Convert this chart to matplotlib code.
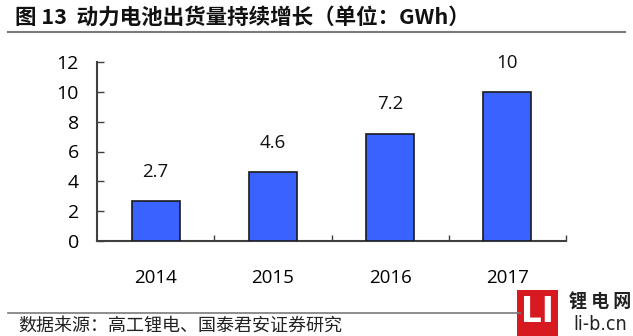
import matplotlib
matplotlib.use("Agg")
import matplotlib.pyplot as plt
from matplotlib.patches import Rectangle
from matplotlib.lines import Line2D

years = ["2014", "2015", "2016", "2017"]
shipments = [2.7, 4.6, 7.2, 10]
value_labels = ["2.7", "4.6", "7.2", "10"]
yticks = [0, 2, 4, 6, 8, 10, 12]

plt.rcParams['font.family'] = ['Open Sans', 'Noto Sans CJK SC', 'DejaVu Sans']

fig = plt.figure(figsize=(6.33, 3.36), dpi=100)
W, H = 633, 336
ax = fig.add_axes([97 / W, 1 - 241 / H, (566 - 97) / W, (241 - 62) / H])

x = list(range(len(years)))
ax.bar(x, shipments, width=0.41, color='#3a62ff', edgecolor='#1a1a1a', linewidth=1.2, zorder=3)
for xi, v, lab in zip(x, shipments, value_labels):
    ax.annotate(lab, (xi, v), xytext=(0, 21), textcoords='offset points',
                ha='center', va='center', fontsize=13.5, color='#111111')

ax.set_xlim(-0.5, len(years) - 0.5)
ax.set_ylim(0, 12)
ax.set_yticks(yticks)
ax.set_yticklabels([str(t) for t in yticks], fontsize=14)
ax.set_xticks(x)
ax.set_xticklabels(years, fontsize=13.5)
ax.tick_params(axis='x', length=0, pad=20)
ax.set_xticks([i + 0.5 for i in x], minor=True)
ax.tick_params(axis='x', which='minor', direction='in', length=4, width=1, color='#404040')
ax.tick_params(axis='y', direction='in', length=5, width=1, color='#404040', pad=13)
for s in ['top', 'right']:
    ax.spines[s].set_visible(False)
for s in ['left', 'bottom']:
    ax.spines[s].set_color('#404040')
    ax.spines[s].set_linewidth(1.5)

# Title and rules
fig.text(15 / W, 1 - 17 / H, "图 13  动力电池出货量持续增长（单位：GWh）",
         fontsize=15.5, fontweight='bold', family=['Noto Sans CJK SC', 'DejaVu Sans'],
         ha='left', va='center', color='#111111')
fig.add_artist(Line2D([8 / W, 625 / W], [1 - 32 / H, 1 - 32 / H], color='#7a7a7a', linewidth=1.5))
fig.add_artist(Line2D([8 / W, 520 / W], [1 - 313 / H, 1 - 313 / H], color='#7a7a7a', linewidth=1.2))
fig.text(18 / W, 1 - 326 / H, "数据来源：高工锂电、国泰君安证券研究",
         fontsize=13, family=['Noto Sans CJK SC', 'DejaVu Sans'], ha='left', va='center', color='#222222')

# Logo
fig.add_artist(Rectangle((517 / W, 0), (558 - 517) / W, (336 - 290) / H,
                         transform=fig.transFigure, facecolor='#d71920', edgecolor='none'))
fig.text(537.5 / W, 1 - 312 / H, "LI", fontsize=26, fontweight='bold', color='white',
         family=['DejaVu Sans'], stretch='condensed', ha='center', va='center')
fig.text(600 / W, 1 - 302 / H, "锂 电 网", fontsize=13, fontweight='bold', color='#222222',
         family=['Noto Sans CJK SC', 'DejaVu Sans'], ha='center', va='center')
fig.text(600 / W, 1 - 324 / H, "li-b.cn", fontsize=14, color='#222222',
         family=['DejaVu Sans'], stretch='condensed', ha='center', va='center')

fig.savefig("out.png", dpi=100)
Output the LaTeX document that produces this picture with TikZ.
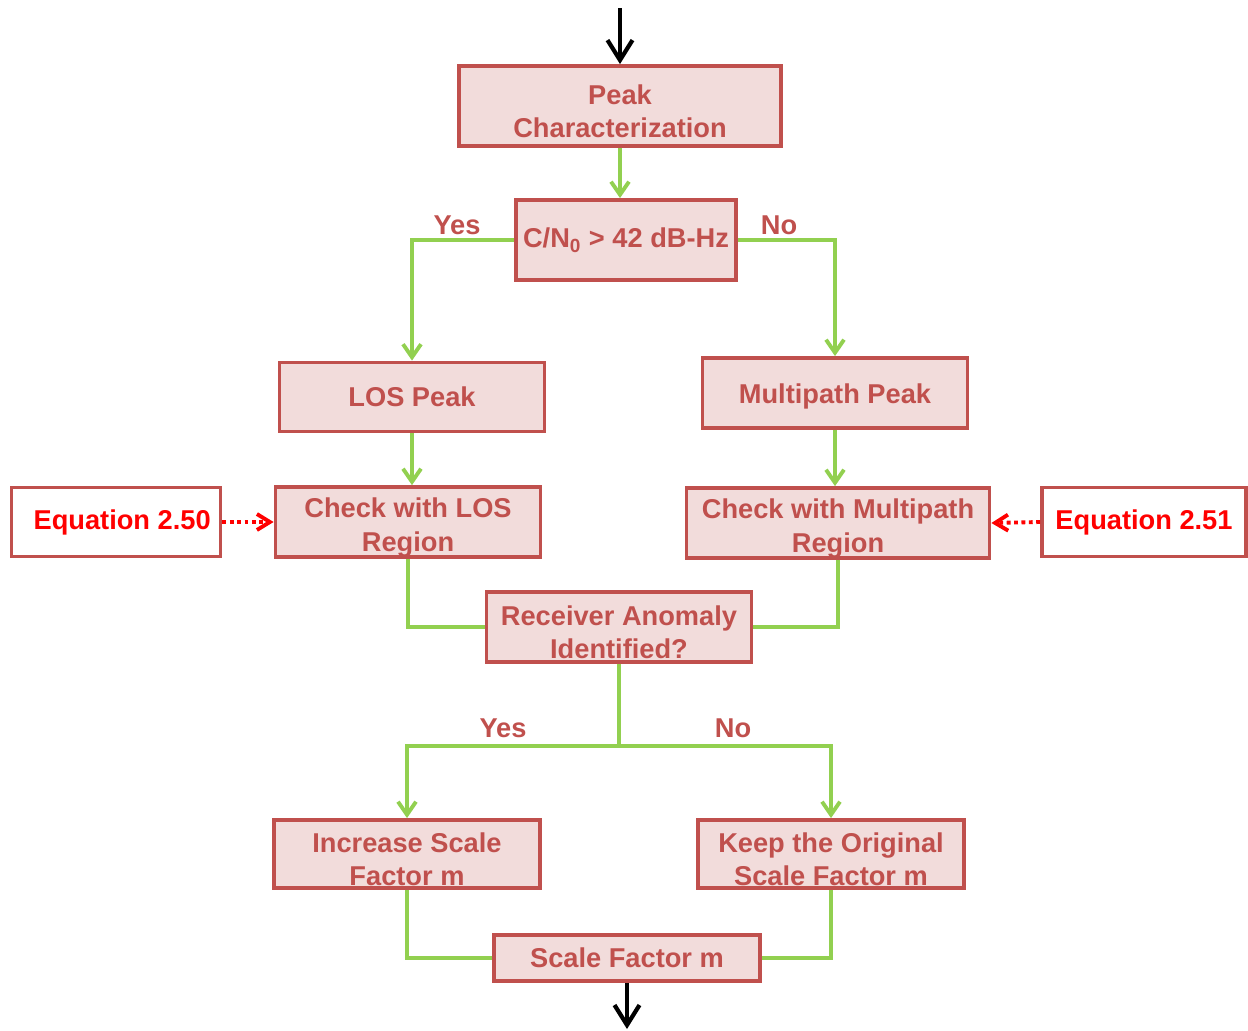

● **Stated problem**: Without the pictures, print the records in full, exactly as they appear.

● **Solution**:
Convert this chart to matplotlib code.
import matplotlib
matplotlib.use("Agg")
import matplotlib.pyplot as plt
from matplotlib.patches import Rectangle
from matplotlib.lines import Line2D

years = ["2014", "2015", "2016", "2017"]
shipments = [2.7, 4.6, 7.2, 10]
value_labels = ["2.7", "4.6", "7.2", "10"]
yticks = [0, 2, 4, 6, 8, 10, 12]

plt.rcParams['font.family'] = ['Open Sans', 'Noto Sans CJK SC', 'DejaVu Sans']

fig = plt.figure(figsize=(6.33, 3.36), dpi=100)
W, H = 633, 336
ax = fig.add_axes([97 / W, 1 - 241 / H, (566 - 97) / W, (241 - 62) / H])

x = list(range(len(years)))
ax.bar(x, shipments, width=0.41, color='#3a62ff', edgecolor='#1a1a1a', linewidth=1.2, zorder=3)
for xi, v, lab in zip(x, shipments, value_labels):
    ax.annotate(lab, (xi, v), xytext=(0, 21), textcoords='offset points',
                ha='center', va='center', fontsize=13.5, color='#111111')

ax.set_xlim(-0.5, len(years) - 0.5)
ax.set_ylim(0, 12)
ax.set_yticks(yticks)
ax.set_yticklabels([str(t) for t in yticks], fontsize=14)
ax.set_xticks(x)
ax.set_xticklabels(years, fontsize=13.5)
ax.tick_params(axis='x', length=0, pad=20)
ax.set_xticks([i + 0.5 for i in x], minor=True)
ax.tick_params(axis='x', which='minor', direction='in', length=4, width=1, color='#404040')
ax.tick_params(axis='y', direction='in', length=5, width=1, color='#404040', pad=13)
for s in ['top', 'right']:
    ax.spines[s].set_visible(False)
for s in ['left', 'bottom']:
    ax.spines[s].set_color('#404040')
    ax.spines[s].set_linewidth(1.5)

# Title and rules
fig.text(15 / W, 1 - 17 / H, "图 13  动力电池出货量持续增长（单位：GWh）",
         fontsize=15.5, fontweight='bold', family=['Noto Sans CJK SC', 'DejaVu Sans'],
         ha='left', va='center', color='#111111')
fig.add_artist(Line2D([8 / W, 625 / W], [1 - 32 / H, 1 - 32 / H], color='#7a7a7a', linewidth=1.5))
fig.add_artist(Line2D([8 / W, 520 / W], [1 - 313 / H, 1 - 313 / H], color='#7a7a7a', linewidth=1.2))
fig.text(18 / W, 1 - 326 / H, "数据来源：高工锂电、国泰君安证券研究",
         fontsize=13, family=['Noto Sans CJK SC', 'DejaVu Sans'], ha='left', va='center', color='#222222')

# Logo
fig.add_artist(Rectangle((517 / W, 0), (558 - 517) / W, (336 - 290) / H,
                         transform=fig.transFigure, facecolor='#d71920', edgecolor='none'))
fig.text(537.5 / W, 1 - 312 / H, "LI", fontsize=26, fontweight='bold', color='white',
         family=['DejaVu Sans'], stretch='condensed', ha='center', va='center')
fig.text(600 / W, 1 - 302 / H, "锂 电 网", fontsize=13, fontweight='bold', color='#222222',
         family=['Noto Sans CJK SC', 'DejaVu Sans'], ha='center', va='center')
fig.text(600 / W, 1 - 324 / H, "li-b.cn", fontsize=14, color='#222222',
         family=['DejaVu Sans'], stretch='condensed', ha='center', va='center')

fig.savefig("out.png", dpi=100)
Output the LaTeX document that produces this picture with TikZ.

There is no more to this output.